Answer on Question #61054, Physics / Classical Mechanics

Let us denote initial velocity of first and second vehicle $v_{1}, v_{2}$ , and choose $x$ direction so that $v_{1} = 50\frac{km}{h}$ , $v_{2} = -5\frac{km}{h}$ . Let the velocities after impact be $v_{1}', v_{2}'$ .

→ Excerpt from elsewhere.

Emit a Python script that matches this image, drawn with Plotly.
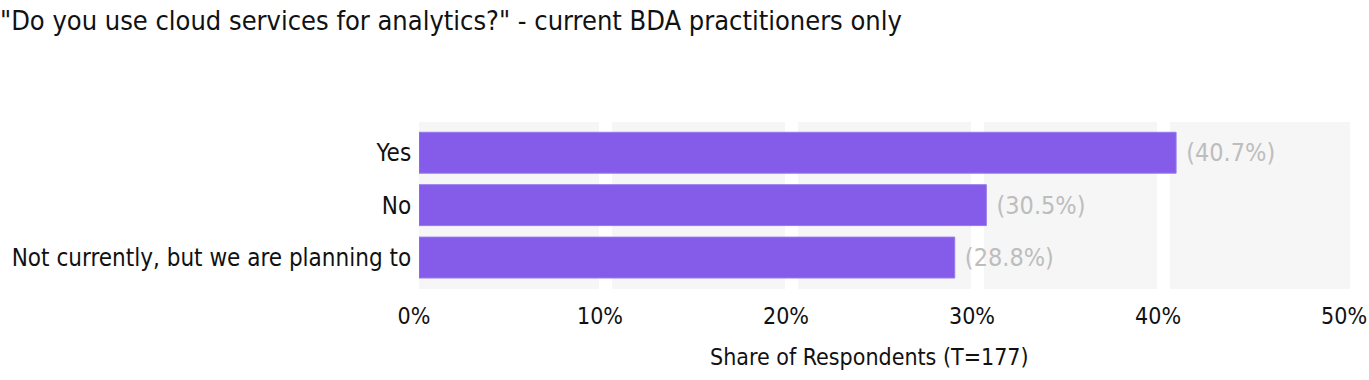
import plotly.graph_objects as go

categories = ["Yes", "No", "Not currently, but we are planning to"]
values = [40.7, 30.5, 28.8]
tick_vals = [0, 10, 20, 30, 40, 50]
tick_text = ["0%", "10%", "20%", "30%", "40%", "50%"]

FONT = "DejaVu Sans Condensed, Liberation Sans Narrow, sans-serif"

fig = go.Figure()
fig.add_trace(go.Bar(
    x=values,
    y=categories,
    orientation="h",
    width=0.78,
    marker=dict(color="rgba(126,82,232,0.95)", line=dict(color="rgba(150,120,240,1)", width=1)),
    text=[f"\u00a0({v:.1f}%)" for v in values],
    textposition="outside",
    textfont=dict(family=FONT, size=25, color="#bdbdbd"),
    cliponaxis=False,
    hoverinfo="skip",
))

fig.add_annotation(
    text="Share of Respondents (T=177)",
    xref="paper", yref="paper", x=0.484, y=-0.407,
    xanchor="center", yanchor="middle", showarrow=False,
    font=dict(family=FONT, size=23, color="#111111"),
)

fig.update_layout(
    width=1369,
    height=380,
    margin=dict(l=419, r=19, t=122, b=91),
    paper_bgcolor="white",
    plot_bgcolor="#f6f6f6",
    showlegend=False,
    font=dict(family=FONT, color="#111111"),
    title=dict(
        text='"Do you use cloud services for analytics?" - current BDA practitioners only',
        x=0, xref="container", xanchor="left",
        y=0.947, yref="container", yanchor="middle",
        font=dict(family=FONT, size=27, color="#111111"),
        pad=dict(l=0),
    ),
    xaxis=dict(
        range=[0, 50.05],
        tickvals=tick_vals,
        ticktext=tick_text,
        showgrid=True,
        gridcolor="white",
        gridwidth=13,
        zeroline=False,
        showline=False,
        ticks="",
        automargin=False,
        ticklabelstandoff=11,
        ticklabelshift=-5,
        ticklabeloverflow="allow",
        tickfont=dict(family=FONT, size=23, color="#111111"),
    ),
    yaxis=dict(
        categoryorder="array",
        categoryarray=categories,
        range=[2.6, -0.586],
        showgrid=False,
        zeroline=False,
        showline=False,
        ticks="",
        ticksuffix=" ",
        automargin=False,
        tickfont=dict(family=FONT, size=24, color="#111111"),
    ),
)

fig.write_html("out.html", config={"displayModeBar": False},
               post_script="document.body.style.margin='0';")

Using law of conservation of momentum, obtain $m v_{1} + m v_{2} = m v_{1}^{\prime} + m v_{2}^{\prime}$ , from where $v_{1}^{\prime} = 45 - v_{2}^{\prime}$ . Using law of conservation of energy, obtain $\frac{m v_{1}^{2}}{2} + \frac{m v_{2}^{2}}{2} = \frac{m v_{1}^{\prime 2}}{2} + \frac{m v_{2}^{\prime 2}}{2}$ , from where $v_{1}^{2} + v_{2}^{2} = v_{1}^{\prime 2} + v_{2}^{\prime 2}$ . Substituting $v_{1}^{\prime} = 45 - v_{2}^{\prime}$ and numerical values of $v_{1}, v_{2}$ into last expression, obtain $v_{2}^{\prime 2} - 45 v_{2}^{\prime} - 250 = 0$ . Solving quadratic equation, obtain $v_{2}^{\prime} = 50$ , and $v_{1}^{\prime} = 45 - v_{2}^{\prime} = -5$ , hence the first car will be moving back with velocity $5\frac{km}{h}$ and the second car will be moving forward with velocity $50\frac{km}{h}$ .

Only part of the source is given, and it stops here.